## Exercise aim
Give the material once more, word for word, without any images.

##############################

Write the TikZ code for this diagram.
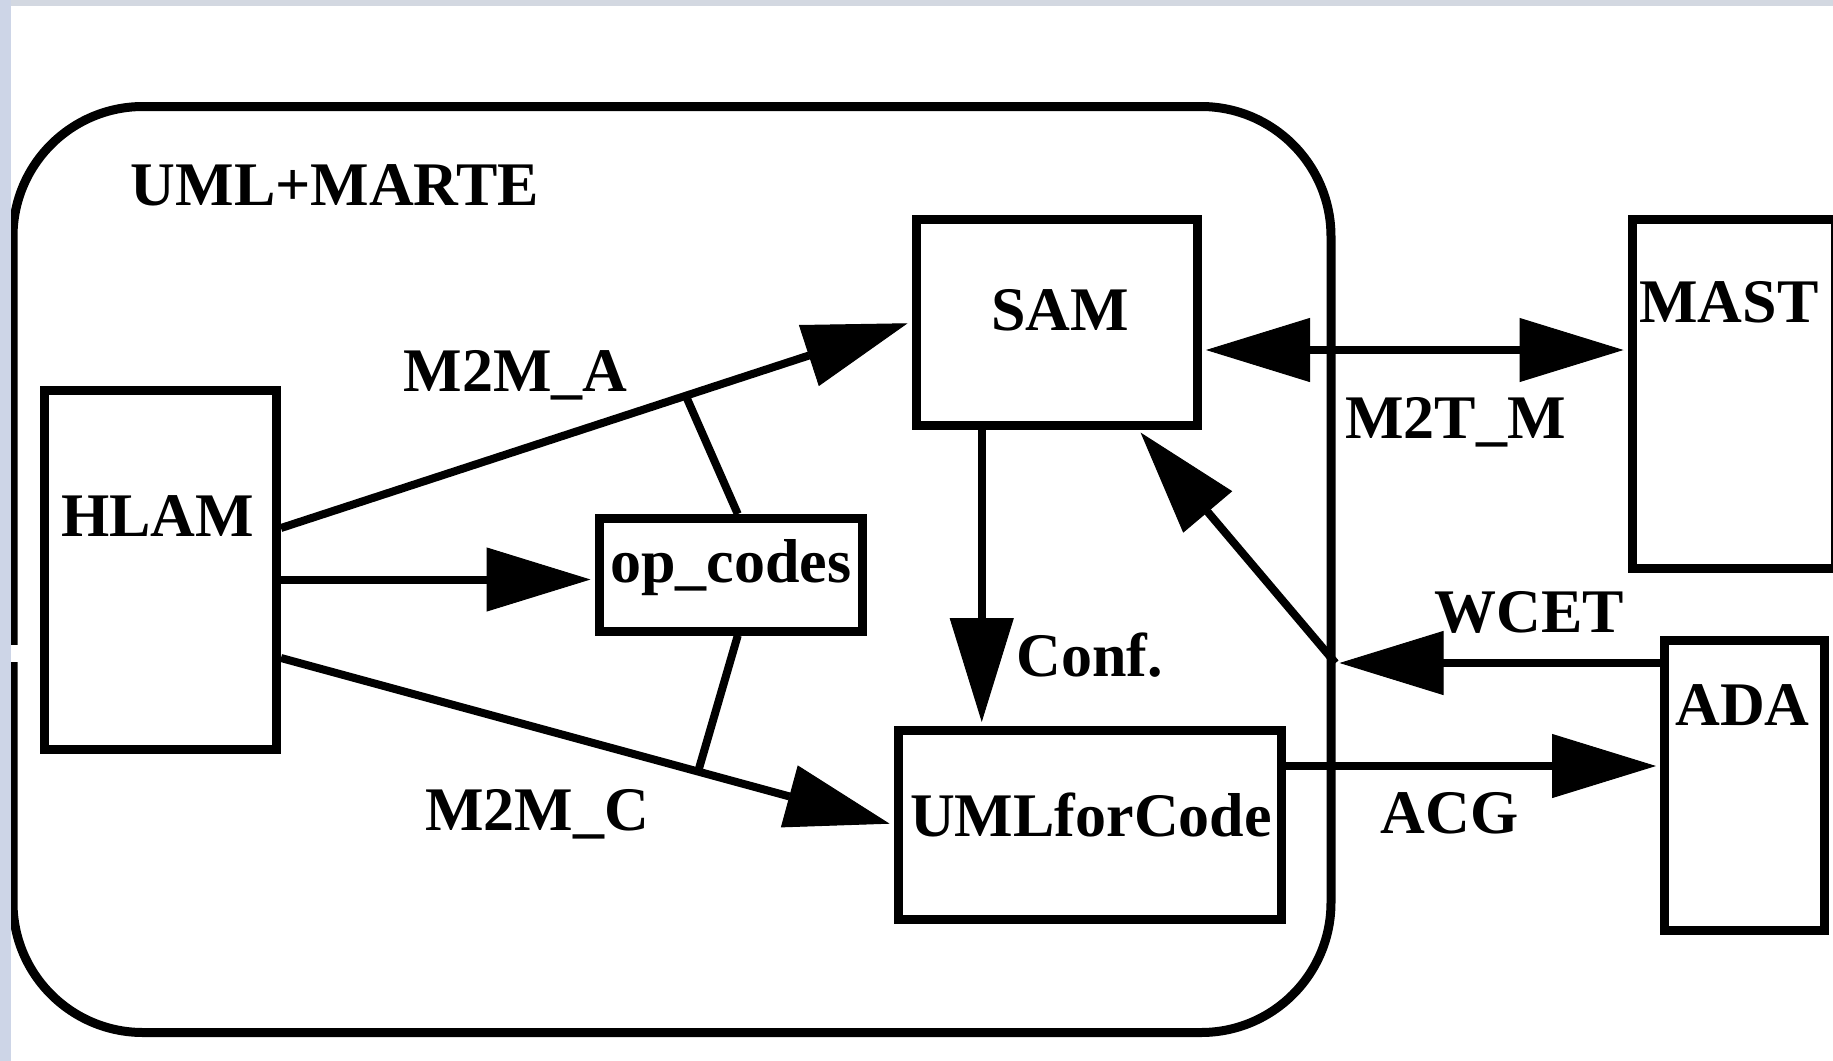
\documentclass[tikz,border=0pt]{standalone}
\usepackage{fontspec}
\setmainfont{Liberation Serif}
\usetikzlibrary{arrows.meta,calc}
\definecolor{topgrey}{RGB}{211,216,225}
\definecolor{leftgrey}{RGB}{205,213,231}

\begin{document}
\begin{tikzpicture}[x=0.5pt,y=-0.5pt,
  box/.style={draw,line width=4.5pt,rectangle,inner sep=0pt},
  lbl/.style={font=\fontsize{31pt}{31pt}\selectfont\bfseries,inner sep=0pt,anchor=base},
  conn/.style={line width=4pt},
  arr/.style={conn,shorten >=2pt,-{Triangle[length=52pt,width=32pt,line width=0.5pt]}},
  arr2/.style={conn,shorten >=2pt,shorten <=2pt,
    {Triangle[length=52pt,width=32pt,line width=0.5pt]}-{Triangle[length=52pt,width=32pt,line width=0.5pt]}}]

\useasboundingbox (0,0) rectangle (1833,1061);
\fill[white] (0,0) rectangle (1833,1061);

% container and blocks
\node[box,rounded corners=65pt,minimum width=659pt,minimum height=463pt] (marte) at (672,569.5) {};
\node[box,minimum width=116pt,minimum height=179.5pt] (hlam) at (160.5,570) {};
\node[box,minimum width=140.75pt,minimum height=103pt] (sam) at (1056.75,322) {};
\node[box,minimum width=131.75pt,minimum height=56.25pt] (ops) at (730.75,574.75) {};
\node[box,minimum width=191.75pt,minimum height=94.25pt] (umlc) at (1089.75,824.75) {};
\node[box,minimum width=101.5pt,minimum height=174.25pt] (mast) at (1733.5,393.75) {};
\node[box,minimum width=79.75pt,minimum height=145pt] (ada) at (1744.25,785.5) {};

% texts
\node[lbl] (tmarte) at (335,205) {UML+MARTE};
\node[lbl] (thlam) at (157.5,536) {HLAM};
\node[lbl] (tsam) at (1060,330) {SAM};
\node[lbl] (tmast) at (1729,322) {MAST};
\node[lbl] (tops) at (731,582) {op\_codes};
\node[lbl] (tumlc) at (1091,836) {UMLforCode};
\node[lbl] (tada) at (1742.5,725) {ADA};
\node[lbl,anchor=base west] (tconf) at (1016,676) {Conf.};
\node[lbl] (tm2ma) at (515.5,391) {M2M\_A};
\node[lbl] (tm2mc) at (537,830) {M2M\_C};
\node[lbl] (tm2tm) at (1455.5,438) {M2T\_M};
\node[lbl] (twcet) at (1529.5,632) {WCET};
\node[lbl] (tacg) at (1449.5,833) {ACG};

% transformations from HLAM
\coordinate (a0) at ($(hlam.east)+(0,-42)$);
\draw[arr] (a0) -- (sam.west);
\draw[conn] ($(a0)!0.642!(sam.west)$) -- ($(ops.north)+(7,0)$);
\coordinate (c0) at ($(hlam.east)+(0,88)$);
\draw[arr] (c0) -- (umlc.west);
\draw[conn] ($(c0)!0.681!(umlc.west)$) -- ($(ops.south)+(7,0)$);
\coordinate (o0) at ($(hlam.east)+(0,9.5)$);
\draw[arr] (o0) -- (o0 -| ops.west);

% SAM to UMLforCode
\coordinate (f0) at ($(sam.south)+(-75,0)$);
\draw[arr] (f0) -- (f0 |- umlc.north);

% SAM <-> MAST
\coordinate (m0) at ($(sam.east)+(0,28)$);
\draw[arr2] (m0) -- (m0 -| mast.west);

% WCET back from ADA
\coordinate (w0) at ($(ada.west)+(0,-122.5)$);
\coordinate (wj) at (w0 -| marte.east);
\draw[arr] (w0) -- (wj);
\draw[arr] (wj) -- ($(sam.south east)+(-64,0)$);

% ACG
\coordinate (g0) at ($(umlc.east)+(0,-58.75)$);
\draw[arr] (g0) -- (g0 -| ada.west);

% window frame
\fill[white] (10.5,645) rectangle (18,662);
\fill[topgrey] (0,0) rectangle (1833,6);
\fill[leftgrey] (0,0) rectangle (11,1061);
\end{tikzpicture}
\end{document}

##############################

## Exercise solution
Write the TikZ code for this diagram.
\documentclass[tikz,border=0pt]{standalone}
\usepackage{fontspec}
\setmainfont{Liberation Serif}
\usetikzlibrary{arrows.meta,calc}
\definecolor{topgrey}{RGB}{211,216,225}
\definecolor{leftgrey}{RGB}{205,213,231}

\begin{document}
\begin{tikzpicture}[x=0.5pt,y=-0.5pt,
  box/.style={draw,line width=4.5pt,rectangle,inner sep=0pt},
  lbl/.style={font=\fontsize{31pt}{31pt}\selectfont\bfseries,inner sep=0pt,anchor=base},
  conn/.style={line width=4pt},
  arr/.style={conn,shorten >=2pt,-{Triangle[length=52pt,width=32pt,line width=0.5pt]}},
  arr2/.style={conn,shorten >=2pt,shorten <=2pt,
    {Triangle[length=52pt,width=32pt,line width=0.5pt]}-{Triangle[length=52pt,width=32pt,line width=0.5pt]}}]

\useasboundingbox (0,0) rectangle (1833,1061);
\fill[white] (0,0) rectangle (1833,1061);

% container and blocks
\node[box,rounded corners=65pt,minimum width=659pt,minimum height=463pt] (marte) at (672,569.5) {};
\node[box,minimum width=116pt,minimum height=179.5pt] (hlam) at (160.5,570) {};
\node[box,minimum width=140.75pt,minimum height=103pt] (sam) at (1056.75,322) {};
\node[box,minimum width=131.75pt,minimum height=56.25pt] (ops) at (730.75,574.75) {};
\node[box,minimum width=191.75pt,minimum height=94.25pt] (umlc) at (1089.75,824.75) {};
\node[box,minimum width=101.5pt,minimum height=174.25pt] (mast) at (1733.5,393.75) {};
\node[box,minimum width=79.75pt,minimum height=145pt] (ada) at (1744.25,785.5) {};

% texts
\node[lbl] (tmarte) at (335,205) {UML+MARTE};
\node[lbl] (thlam) at (157.5,536) {HLAM};
\node[lbl] (tsam) at (1060,330) {SAM};
\node[lbl] (tmast) at (1729,322) {MAST};
\node[lbl] (tops) at (731,582) {op\_codes};
\node[lbl] (tumlc) at (1091,836) {UMLforCode};
\node[lbl] (tada) at (1742.5,725) {ADA};
\node[lbl,anchor=base west] (tconf) at (1016,676) {Conf.};
\node[lbl] (tm2ma) at (515.5,391) {M2M\_A};
\node[lbl] (tm2mc) at (537,830) {M2M\_C};
\node[lbl] (tm2tm) at (1455.5,438) {M2T\_M};
\node[lbl] (twcet) at (1529.5,632) {WCET};
\node[lbl] (tacg) at (1449.5,833) {ACG};

% transformations from HLAM
\coordinate (a0) at ($(hlam.east)+(0,-42)$);
\draw[arr] (a0) -- (sam.west);
\draw[conn] ($(a0)!0.642!(sam.west)$) -- ($(ops.north)+(7,0)$);
\coordinate (c0) at ($(hlam.east)+(0,88)$);
\draw[arr] (c0) -- (umlc.west);
\draw[conn] ($(c0)!0.681!(umlc.west)$) -- ($(ops.south)+(7,0)$);
\coordinate (o0) at ($(hlam.east)+(0,9.5)$);
\draw[arr] (o0) -- (o0 -| ops.west);

% SAM to UMLforCode
\coordinate (f0) at ($(sam.south)+(-75,0)$);
\draw[arr] (f0) -- (f0 |- umlc.north);

% SAM <-> MAST
\coordinate (m0) at ($(sam.east)+(0,28)$);
\draw[arr2] (m0) -- (m0 -| mast.west);

% WCET back from ADA
\coordinate (w0) at ($(ada.west)+(0,-122.5)$);
\coordinate (wj) at (w0 -| marte.east);
\draw[arr] (w0) -- (wj);
\draw[arr] (wj) -- ($(sam.south east)+(-64,0)$);

% ACG
\coordinate (g0) at ($(umlc.east)+(0,-58.75)$);
\draw[arr] (g0) -- (g0 -| ada.west);

% window frame
\fill[white] (10.5,645) rectangle (18,662);
\fill[topgrey] (0,0) rectangle (1833,6);
\fill[leftgrey] (0,0) rectangle (11,1061);
\end{tikzpicture}
\end{document}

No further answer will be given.